Aminata, c’est l’histoire saisissante d’une fillette née au Mali au 18e siècle. Elle va, contre son gré, traverser l’océan Atlantique dans un bateau négrier ; son voyage aux enfers va la conduire dans les tréfonds obscurs de l’esclavage, en Caroline du Sud. Éprise de liberté, la guerre d’indépendance américaine lui offre une perche qu’elle va saisir en s’enfuyant avec d’autres loyalistes à New York, puis à Halifax, au Canada, en 1783.

Qui est cet écrivain ?

L’espoir se transforme très vite en désillusion. Les Britanniques, que le Canada a soutenus pendant la guerre, ne respectent pas leurs engagements. Où sont les aides et les terres promises ?
Forte de sa liberté, mais en quête de dignité, avec des milliers de loyalistes noirs, elle décide de traverser à nouveau l’océan Atlantique, dans l’autre sens, pour créer la colonie de Freetown en Sierra-Léone.

« Laurence Hill donne parfois l’impression de marcher aisément sur le fil du rasoir. Les pieds nus, évidemment, confie à chaud un lecteur sur le site Amazon.fr. Qui est cet écrivain ? Est-il un francophone, un Noir ou un anglophone ? »

Lawrence Hill, qui s’exprime dans un français châtié, est né à Toronto en 1957 de parents immigrants, originaires des États-Unis. Son père, Daniel Grafton Hill, est noir, sa mère Donna, est blanche. La famille s’installe à Don Mills, dans la banlieue nord de Toronto. Daniel Grafton, vétéran de la Deuxième Guerre mondiale, deviendra plus tard le premier directeur de la Commission ontarienne des droits de la personne. Daniel et Donna vont créer l’Ontario Black History Society. « Mes parents ont été mes premiers mentors », explique le romancier dans un média du Huron University College.

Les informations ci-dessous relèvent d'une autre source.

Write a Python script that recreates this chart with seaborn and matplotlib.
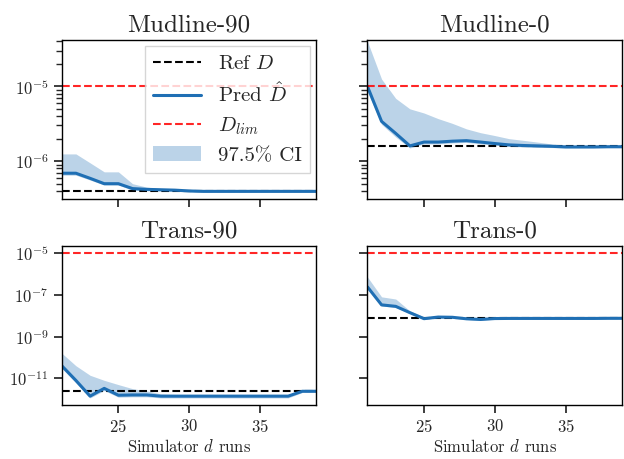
#!/usr/bin/env python3
"""Posterior estimates of D vs number of simulator runs, four test cases."""

import matplotlib.pyplot as plt
import numpy as np
import seaborn as sns

runs = np.arange(21, 40)
panel_names = ["Mudline-90", "Mudline-0", "Trans-90", "Trans-0"]

d_lim = 1e-5

# Mudline-90
mud90_ref = 4.0e-7
mud90_pred = [6.9e-7, 6.9e-7, 5.9e-7, 5.0e-7, 5.0e-7, 4.3e-7, 4.2e-7, 4.15e-7, 4.1e-7, 4.0e-7,
              3.95e-7, 3.95e-7, 3.95e-7, 3.95e-7, 3.95e-7, 3.95e-7, 3.95e-7, 3.95e-7, 3.95e-7]
mud90_hi = [1.25e-6, 1.25e-6, 9.5e-7, 7.2e-7, 7.2e-7, 5.0e-7, 4.5e-7, 4.3e-7, 4.2e-7, 4.1e-7,
            4.05e-7, 4.05e-7, 4.05e-7, 4.05e-7, 4.05e-7, 4.05e-7, 4.05e-7, 4.05e-7, 4.05e-7]
mud90_lo = [6.5e-7, 6.5e-7, 5.6e-7, 4.8e-7, 4.8e-7, 4.1e-7, 4.0e-7, 4.0e-7, 3.95e-7, 3.9e-7,
            3.85e-7, 3.85e-7, 3.85e-7, 3.85e-7, 3.85e-7, 3.85e-7, 3.85e-7, 3.85e-7, 3.85e-7]

# Mudline-0
mud0_ref = 1.6e-6
mud0_pred = [1.0e-5, 3.4e-6, 2.35e-6, 1.6e-6, 1.8e-6, 1.8e-6, 1.85e-6, 1.88e-6, 1.8e-6, 1.72e-6,
             1.65e-6, 1.62e-6, 1.6e-6, 1.58e-6, 1.55e-6, 1.55e-6, 1.55e-6, 1.56e-6, 1.56e-6]
mud0_hi = [4.0e-5, 1.25e-5, 6.9e-6, 5.0e-6, 4.4e-6, 3.7e-6, 3.2e-6, 2.7e-6, 2.4e-6, 2.2e-6,
           2.0e-6, 1.9e-6, 1.8e-6, 1.7e-6, 1.65e-6, 1.6e-6, 1.6e-6, 1.6e-6, 1.6e-6]
mud0_lo = [8.5e-6, 3.1e-6, 2.1e-6, 1.5e-6, 1.7e-6, 1.7e-6, 1.75e-6, 1.78e-6, 1.7e-6, 1.64e-6,
           1.58e-6, 1.55e-6, 1.53e-6, 1.52e-6, 1.5e-6, 1.5e-6, 1.5e-6, 1.51e-6, 1.51e-6]

# Trans-90
tr90_ref = 2.4e-12
tr90_pred = [4.0e-11, 7.9e-12, 1.4e-12, 3.3e-12, 1.55e-12, 1.6e-12, 1.6e-12, 1.4e-12, 1.4e-12, 1.4e-12,
             1.4e-12, 1.4e-12, 1.4e-12, 1.4e-12, 1.4e-12, 1.4e-12, 1.4e-12, 2.4e-12, 2.4e-12]
tr90_hi = [1.6e-10, 4.0e-11, 1.4e-11, 8.0e-12, 5.0e-12, 3.2e-12, 2.5e-12, 1.8e-12, 1.7e-12, 1.7e-12,
           1.7e-12, 1.7e-12, 1.7e-12, 1.7e-12, 1.7e-12, 1.7e-12, 1.7e-12, 2.8e-12, 2.8e-12]
tr90_lo = [3.0e-11, 6.0e-12, 1.15e-12, 2.6e-12, 1.25e-12, 1.3e-12, 1.3e-12, 1.15e-12, 1.15e-12, 1.15e-12,
           1.15e-12, 1.15e-12, 1.15e-12, 1.15e-12, 1.15e-12, 1.15e-12, 1.15e-12, 2.1e-12, 2.1e-12]

# Trans-0
tr0_ref = 7.5e-9
tr0_pred = [2.4e-7, 3.3e-8, 2.8e-8, 1.4e-8, 7.2e-9, 8.6e-9, 8.4e-9, 7.1e-9, 6.6e-9, 7.3e-9,
            7.4e-9, 7.4e-9, 7.4e-9, 7.4e-9, 7.4e-9, 7.4e-9, 7.4e-9, 7.5e-9, 7.5e-9]
tr0_hi = [7.2e-7, 8.0e-8, 6.3e-8, 1.7e-8, 8.9e-9, 9.5e-9, 9.2e-9, 7.8e-9, 7.2e-9, 7.9e-9,
          8.0e-9, 8.0e-9, 8.0e-9, 8.0e-9, 8.0e-9, 8.0e-9, 8.0e-9, 8.1e-9, 8.1e-9]
tr0_lo = [2.0e-7, 2.9e-8, 2.5e-8, 1.25e-8, 6.6e-9, 7.9e-9, 7.8e-9, 6.6e-9, 6.1e-9, 6.8e-9,
          6.9e-9, 6.9e-9, 6.9e-9, 6.9e-9, 6.9e-9, 6.9e-9, 6.9e-9, 7.0e-9, 7.0e-9]

refs = [mud90_ref, mud0_ref, tr90_ref, tr0_ref]
preds = [mud90_pred, mud0_pred, tr90_pred, tr0_pred]
his = [mud90_hi, mud0_hi, tr90_hi, tr0_hi]
los = [mud90_lo, mud0_lo, tr90_lo, tr0_lo]

top_yticks = [1e-6, 1e-5]
bottom_yticks = [1e-11, 1e-9, 1e-7, 1e-5]

BLUE = "#1f6fb4"


def main():
    sns.set_theme(style="ticks")
    plt.rcParams["font.family"] = ["cmr10", "DejaVu Serif"]
    plt.rcParams["mathtext.fontset"] = "cm"
    plt.rcParams["axes.formatter.use_mathtext"] = True
    plt.rcParams["axes.edgecolor"] = "black"
    plt.rcParams["axes.linewidth"] = 1.0

    fig, axes = plt.subplots(2, 2, figsize=(6.24, 4.59), dpi=100, sharex=True, sharey="row")
    fig.subplots_adjust(left=0.099, right=0.997, top=0.913, bottom=0.118, wspace=0.2, hspace=0.30)

    for ax, name, ref, pred, hi, lo in zip(axes.flat, panel_names, refs, preds, his, los):
        ax.set_yscale("log")
        ax.fill_between(runs, lo, hi, color=BLUE, alpha=0.3, lw=0, label="97.5% CI")
        sns.lineplot(x=runs, y=np.full(len(runs), ref), ax=ax, color="black", lw=1.5,
                     linestyle="--", label="Ref $D$", legend=False)
        sns.lineplot(x=runs, y=pred, ax=ax, color=BLUE, lw=2.2, label=r"Pred $\hat{D}$", legend=False)
        ax.axhline(d_lim, color="red", lw=1.5, linestyle="--", alpha=0.85, label="$D_{lim}$")
        ax.set_title(name, fontsize=18)
        ax.set_xlim(21, 39)
        ax.set_xticks([25, 30, 35])
        ax.tick_params(labelsize=12, direction="out")
        ax.set_xlabel("")
        ax.set_ylabel("")

    axes[0, 0].set_ylim(10 ** -6.5, 10 ** -4.38)
    axes[0, 0].set_yticks(top_yticks)
    axes[1, 0].set_ylim(10 ** -12.27, 10 ** -4.67)
    axes[1, 0].set_yticks(bottom_yticks)
    axes[0, 0].set_ylim(10 ** -6.5, 10 ** -4.38)
    axes[1, 0].set_ylim(10 ** -12.27, 10 ** -4.67)
    for ax in axes[1]:
        ax.set_xlabel("Simulator $d$ runs", fontsize=12, labelpad=2)

    handles, labels = axes[0, 0].get_legend_handles_labels()
    order = ["Ref $D$", r"Pred $\hat{D}$", "$D_{lim}$", "97.5% CI"]
    hmap = dict(zip(labels, handles))
    axes[0, 0].legend([hmap[k] for k in order], order, loc="upper right", fontsize=15,
                      handlelength=2.3, labelspacing=0.45, borderaxespad=0.3, fancybox=False)

    fig.savefig("out.png", dpi=100)
    plt.close(fig)


if __name__ == "__main__":
    main()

Bachelier en économie de l’Université Laval à Québec, le futur journaliste du Globe and Mail est en outre titulaire d’une maîtrise en rédaction de l’université américaine Johns Hopkins. En 1979, pendant ses études d’économie à l’Université Laval, il s’engage dans un projet humanitaire au Niger. « J’ai été accueilli comme un frère de retour [après un long voyage] ». Malheureusement, le jeune Ontarien contracte une grave gastro-entérite. « J’ai dû subir des transfusions sanguines sur mon lit de mort. Cela a changé ma vie »,
dit-il, au cours d’une entrevue à la chaîne TVO.

Olivier Le Jeune, le premier esclave canadien

Lawrence, cet enfant issu du métissage, vit dans sa chair une tension identitaire. « Le sang que j’ai reçu, est-ce celui d’un Africain ? Si oui, suis-je plus Africain pour autant ? Est-ce du sang d’un Européen ? Si c’est le cas, suis-je plus Blanc ? ». Cette crise de conscience s’achève par un constat. « Si j’ai survécu, c’est parce que les jeunes Québécois avec qui j’étais ont pris soin de moi et m’ont conduit à l’hôpital ».

Laurence Hill : « Mon père me racontait des histoires... Ma mère nous faisait la lecture tous les soirs. »

Laurence Hill : « Mon père me racontait des histoires… Ma mère nous faisait la lecture tous les soirs. »

Lawrence se lève de son lit d’hôpital avec une plus grande estime de soi et la conviction que l’identité n’a rien à voir avec le sang et l’héritage génétique. L’identité est le produit de notre filiation culturelle. « Elle dépend des gens avec qui je vis et de la perception que j’ai de moi-même. » Le journaliste va ainsi entamer un travail documentaire colossal en creusant dans ses origines culturelles et historiques au Canada. Il découvre des pépites.

« L’esclavage a existé au Canada jusqu’en 1834. Le premier esclave [documenté] canadien apparaît dans la ville de Québec en 1628. Il s’appelait Olivier Le Jeune, il avait huit ans quand il est arrivé à Québec ». Il insiste sur le fait que les Canadiens ignorent ces pages de leur histoire. « Alors, moi je suis là en tant que romancier afin de dramatiser les aspects de notre passé qui me passionnent et qui sont généralement inconnus ».

L’auteur d’Aminata reste par ailleurs viscéralement attaché à cette terre d’Afrique, sur laquelle il a trouvé ses réponses existentielles. Il a séjourné au Mali et au Cameroun.

« Ces voyages m’ont ouvert le monde de l’écriture. Tous mes livres ont un lien quelconque avec l’Afrique ».

Les organisateurs du festival Hapa-Palooza invitent les Vancouvérois à passer la soirée du 17 septembre en compagnie de Lawrence Hill, pour continuer à explorer les pans inconnus du passé et du présent, au Canada et ailleurs dans le monde.